Direction
Give a verbatim copy of the lines below, minus the pictures.

Dataset excerpt

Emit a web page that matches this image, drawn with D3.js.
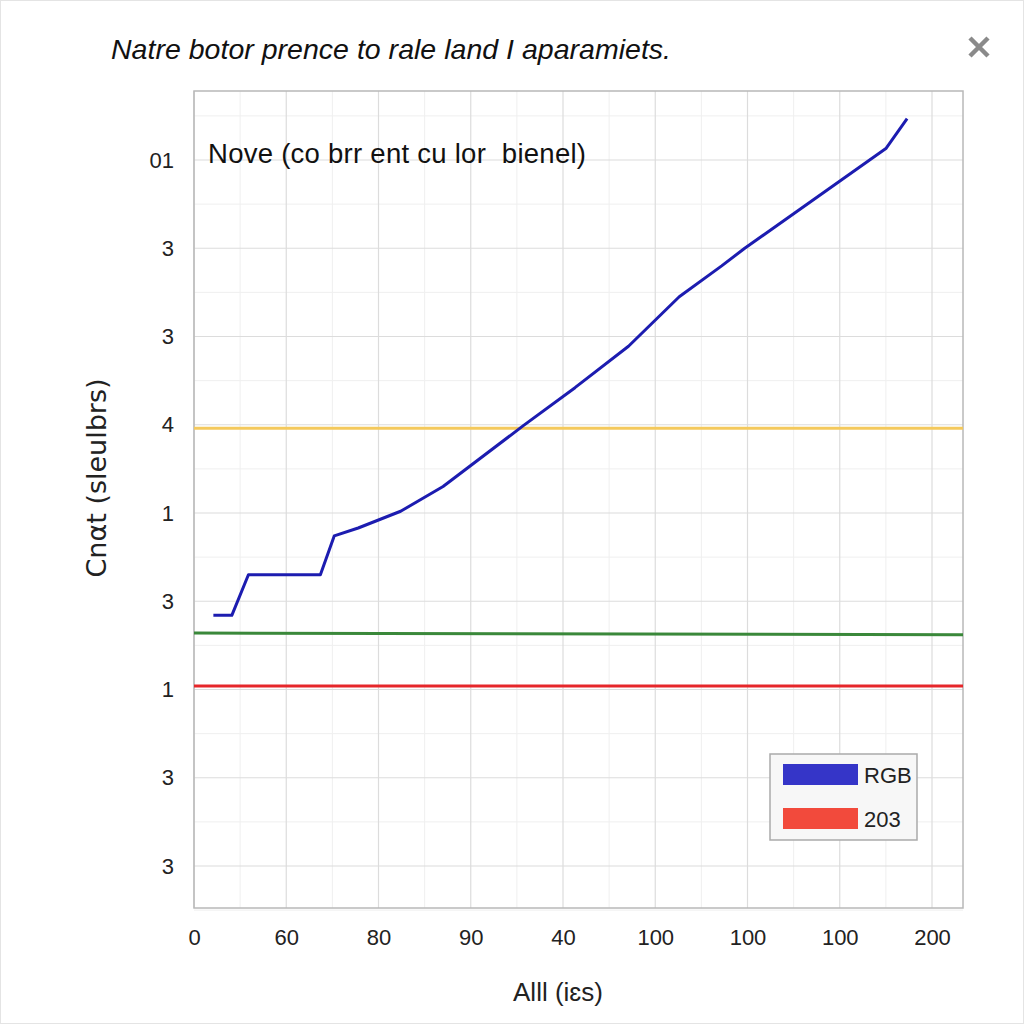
<!DOCTYPE html>
<html><head><meta charset="utf-8">
<script src="https://cdn.jsdelivr.net/npm/d3@7"></script>
<style>body{margin:0;background:#fff}svg{display:block}</style>
</head><body>
<script>
// ---- data ----
const xTickLabels = ["0","60","80","90","40","100","100","100","200"];
const yTickLabels = ["3","3","1","3","1","4","3","3","01"]; // bottom -> top
const blueX = [0.21,0.41,0.59,1.37,1.52,1.78,2.24,2.70,3.57,4.13,4.71,5.26,5.72,5.97,7.50,7.73];
const blueY = [2.84,2.84,3.30,3.30,3.74,3.83,4.02,4.30,4.99,5.42,5.89,6.45,6.80,7.00,8.13,8.47];
const yellowLevel = [4.96, 4.96];
const greenLevel = [2.64, 2.62];
const redLevel = [2.04, 2.04];
const legendLabels = ["RGB","203"];
const legendColors = ["#3535c8","#f24a3c"];
const title = "Natre botor prence to rale land I aparamiets.";
const note = "Nove (co brr ent cu lor  bienel)";
const yTitle = "Cnαt (sleulbrs)";
const xTitle = "Alll (iɛs)";

const W=1024,H=1024;
const L=194,R=963,T=91,B=908;
const svg=d3.select("body").append("svg").attr("width",W).attr("height",H);
svg.append("rect").attr("x",0.5).attr("y",0.5).attr("width",W-1).attr("height",H-1).attr("fill","#fff").attr("stroke","#e4e4e4");

const x=d3.scaleLinear().domain([0,(R-L)/92.25]).range([L,R]);
const y=d3.scaleLinear().domain([-(B-866)/88.25, (866-T)/88.25]).range([B,T]);

const xMaj=d3.range(0,9), yMaj=d3.range(0,9);
const xMin=d3.range(0.5,8.4,1), yMin=d3.range(-0.5,8.8,0.5).filter(v=>v%1!==0);
const g=svg.append("g");
g.selectAll(".xm").data(xMin).join("line").attr("x1",d=>x(d)).attr("x2",d=>x(d)).attr("y1",T).attr("y2",B).attr("stroke","#efefef").attr("stroke-width",1);
g.selectAll(".ym").data(yMin).join("line").attr("y1",d=>y(d)).attr("y2",d=>y(d)).attr("x1",L).attr("x2",R).attr("stroke","#efefef").attr("stroke-width",1);
g.selectAll(".xg").data(xMaj).join("line").attr("x1",d=>x(d)).attr("x2",d=>x(d)).attr("y1",T).attr("y2",B).attr("stroke","#dcdcdc").attr("stroke-width",1.2);
g.selectAll(".yg").data(yMaj).join("line").attr("y1",d=>y(d)).attr("y2",d=>y(d)).attr("x1",L).attr("x2",R).attr("stroke","#dcdcdc").attr("stroke-width",1.2);
svg.append("rect").attr("x",L).attr("y",T).attr("width",R-L).attr("height",B-T).attr("fill","none").attr("stroke","#b8b8b8").attr("stroke-width",1.5);

const xAxis=d3.axisBottom(x).tickValues(xMaj).tickFormat(i=>xTickLabels[i]).tickSize(0).tickPadding(21);
const xa=svg.append("g").attr("transform",`translate(0,${B})`).call(xAxis);
xa.select(".domain").remove();
xa.selectAll("text").attr("font-family","Liberation Sans, Arial, sans-serif").attr("font-size",22).attr("fill","#222");
const yAxis=d3.axisLeft(y).tickValues(yMaj).tickFormat(i=>yTickLabels[i]).tickSize(0).tickPadding(20);
const ya=svg.append("g").attr("transform",`translate(${L},0)`).call(yAxis);
ya.select(".domain").remove();
ya.selectAll("text").attr("font-family","Liberation Sans, Arial, sans-serif").attr("font-size",22).attr("fill","#222");

const hl=(vals,color)=>svg.append("path").datum(vals)
  .attr("d",d3.line().x((d,i)=>i===0?x.range()[0]:x.range()[1]).y(d=>y(d)))
  .attr("fill","none").attr("stroke",color).attr("stroke-width",3);
hl(yellowLevel,"#f4c95c");
hl(greenLevel,"#3a883a");
hl(redLevel,"#e6262a");

svg.append("path").datum(blueX.map((v,i)=>[v,blueY[i]]))
  .attr("d",d3.line().x(d=>x(d[0])).y(d=>y(d[1])))
  .attr("fill","none").attr("stroke","#1c1cb0").attr("stroke-width",3).attr("stroke-linejoin","round");

svg.append("text").attr("x",111).attr("y",59).attr("font-family","Liberation Sans, Arial, sans-serif").attr("font-style","italic").attr("font-size",28.5).attr("textLength",560).attr("fill","#111").text(title);
svg.append("text").attr("x",208).attr("y",163).attr("font-family","Liberation Sans, Arial, sans-serif").attr("font-size",27.5).attr("fill","#111").style("white-space","pre").attr("textLength",378).text(note);
svg.append("text").attr("transform","translate(106,478) rotate(-90)").attr("text-anchor","middle").attr("font-family","DejaVu Sans, sans-serif").attr("font-size",27).attr("fill","#222").text(yTitle);
svg.append("text").attr("x",558).attr("y",1001).attr("text-anchor","middle").attr("font-family","Liberation Sans, Arial, sans-serif").attr("font-size",26).attr("fill","#222").text(xTitle);

const cx=979,cy=47,s=9;
svg.append("path").attr("d",`M${cx-s},${cy-s}L${cx+s},${cy+s}M${cx+s},${cy-s}L${cx-s},${cy+s}`).attr("stroke","#8a8a8a").attr("stroke-width",4.5);

const lg=svg.append("g");
lg.append("rect").attr("x",770).attr("y",754).attr("width",147).attr("height",86).attr("fill","#f7f7f7").attr("stroke","#aaa").attr("stroke-width",1.5);
legendLabels.forEach((lab,i)=>{
  lg.append("rect").attr("x",783).attr("y",764+i*44).attr("width",75).attr("height",21).attr("fill",legendColors[i]);
  lg.append("text").attr("x",864).attr("y",783+i*44).attr("font-family","Liberation Sans, Arial, sans-serif").attr("font-size",22).attr("fill","#222").text(lab);
});
</script>
</body></html>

Task response
Emit a web page that matches this image, drawn with D3.js.
<!DOCTYPE html>
<html><head><meta charset="utf-8">
<script src="https://cdn.jsdelivr.net/npm/d3@7"></script>
<style>body{margin:0;background:#fff}svg{display:block}</style>
</head><body>
<script>
// ---- data ----
const xTickLabels = ["0","60","80","90","40","100","100","100","200"];
const yTickLabels = ["3","3","1","3","1","4","3","3","01"]; // bottom -> top
const blueX = [0.21,0.41,0.59,1.37,1.52,1.78,2.24,2.70,3.57,4.13,4.71,5.26,5.72,5.97,7.50,7.73];
const blueY = [2.84,2.84,3.30,3.30,3.74,3.83,4.02,4.30,4.99,5.42,5.89,6.45,6.80,7.00,8.13,8.47];
const yellowLevel = [4.96, 4.96];
const greenLevel = [2.64, 2.62];
const redLevel = [2.04, 2.04];
const legendLabels = ["RGB","203"];
const legendColors = ["#3535c8","#f24a3c"];
const title = "Natre botor prence to rale land I aparamiets.";
const note = "Nove (co brr ent cu lor  bienel)";
const yTitle = "Cnαt (sleulbrs)";
const xTitle = "Alll (iɛs)";

const W=1024,H=1024;
const L=194,R=963,T=91,B=908;
const svg=d3.select("body").append("svg").attr("width",W).attr("height",H);
svg.append("rect").attr("x",0.5).attr("y",0.5).attr("width",W-1).attr("height",H-1).attr("fill","#fff").attr("stroke","#e4e4e4");

const x=d3.scaleLinear().domain([0,(R-L)/92.25]).range([L,R]);
const y=d3.scaleLinear().domain([-(B-866)/88.25, (866-T)/88.25]).range([B,T]);

const xMaj=d3.range(0,9), yMaj=d3.range(0,9);
const xMin=d3.range(0.5,8.4,1), yMin=d3.range(-0.5,8.8,0.5).filter(v=>v%1!==0);
const g=svg.append("g");
g.selectAll(".xm").data(xMin).join("line").attr("x1",d=>x(d)).attr("x2",d=>x(d)).attr("y1",T).attr("y2",B).attr("stroke","#efefef").attr("stroke-width",1);
g.selectAll(".ym").data(yMin).join("line").attr("y1",d=>y(d)).attr("y2",d=>y(d)).attr("x1",L).attr("x2",R).attr("stroke","#efefef").attr("stroke-width",1);
g.selectAll(".xg").data(xMaj).join("line").attr("x1",d=>x(d)).attr("x2",d=>x(d)).attr("y1",T).attr("y2",B).attr("stroke","#dcdcdc").attr("stroke-width",1.2);
g.selectAll(".yg").data(yMaj).join("line").attr("y1",d=>y(d)).attr("y2",d=>y(d)).attr("x1",L).attr("x2",R).attr("stroke","#dcdcdc").attr("stroke-width",1.2);
svg.append("rect").attr("x",L).attr("y",T).attr("width",R-L).attr("height",B-T).attr("fill","none").attr("stroke","#b8b8b8").attr("stroke-width",1.5);

const xAxis=d3.axisBottom(x).tickValues(xMaj).tickFormat(i=>xTickLabels[i]).tickSize(0).tickPadding(21);
const xa=svg.append("g").attr("transform",`translate(0,${B})`).call(xAxis);
xa.select(".domain").remove();
xa.selectAll("text").attr("font-family","Liberation Sans, Arial, sans-serif").attr("font-size",22).attr("fill","#222");
const yAxis=d3.axisLeft(y).tickValues(yMaj).tickFormat(i=>yTickLabels[i]).tickSize(0).tickPadding(20);
const ya=svg.append("g").attr("transform",`translate(${L},0)`).call(yAxis);
ya.select(".domain").remove();
ya.selectAll("text").attr("font-family","Liberation Sans, Arial, sans-serif").attr("font-size",22).attr("fill","#222");

const hl=(vals,color)=>svg.append("path").datum(vals)
  .attr("d",d3.line().x((d,i)=>i===0?x.range()[0]:x.range()[1]).y(d=>y(d)))
  .attr("fill","none").attr("stroke",color).attr("stroke-width",3);
hl(yellowLevel,"#f4c95c");
hl(greenLevel,"#3a883a");
hl(redLevel,"#e6262a");

svg.append("path").datum(blueX.map((v,i)=>[v,blueY[i]]))
  .attr("d",d3.line().x(d=>x(d[0])).y(d=>y(d[1])))
  .attr("fill","none").attr("stroke","#1c1cb0").attr("stroke-width",3).attr("stroke-linejoin","round");

svg.append("text").attr("x",111).attr("y",59).attr("font-family","Liberation Sans, Arial, sans-serif").attr("font-style","italic").attr("font-size",28.5).attr("textLength",560).attr("fill","#111").text(title);
svg.append("text").attr("x",208).attr("y",163).attr("font-family","Liberation Sans, Arial, sans-serif").attr("font-size",27.5).attr("fill","#111").style("white-space","pre").attr("textLength",378).text(note);
svg.append("text").attr("transform","translate(106,478) rotate(-90)").attr("text-anchor","middle").attr("font-family","DejaVu Sans, sans-serif").attr("font-size",27).attr("fill","#222").text(yTitle);
svg.append("text").attr("x",558).attr("y",1001).attr("text-anchor","middle").attr("font-family","Liberation Sans, Arial, sans-serif").attr("font-size",26).attr("fill","#222").text(xTitle);

const cx=979,cy=47,s=9;
svg.append("path").attr("d",`M${cx-s},${cy-s}L${cx+s},${cy+s}M${cx+s},${cy-s}L${cx-s},${cy+s}`).attr("stroke","#8a8a8a").attr("stroke-width",4.5);

const lg=svg.append("g");
lg.append("rect").attr("x",770).attr("y",754).attr("width",147).attr("height",86).attr("fill","#f7f7f7").attr("stroke","#aaa").attr("stroke-width",1.5);
legendLabels.forEach((lab,i)=>{
  lg.append("rect").attr("x",783).attr("y",764+i*44).attr("width",75).attr("height",21).attr("fill",legendColors[i]);
  lg.append("text").attr("x",864).attr("y",783+i*44).attr("font-family","Liberation Sans, Arial, sans-serif").attr("font-size",22).attr("fill","#222").text(lab);
});
</script>
</body></html>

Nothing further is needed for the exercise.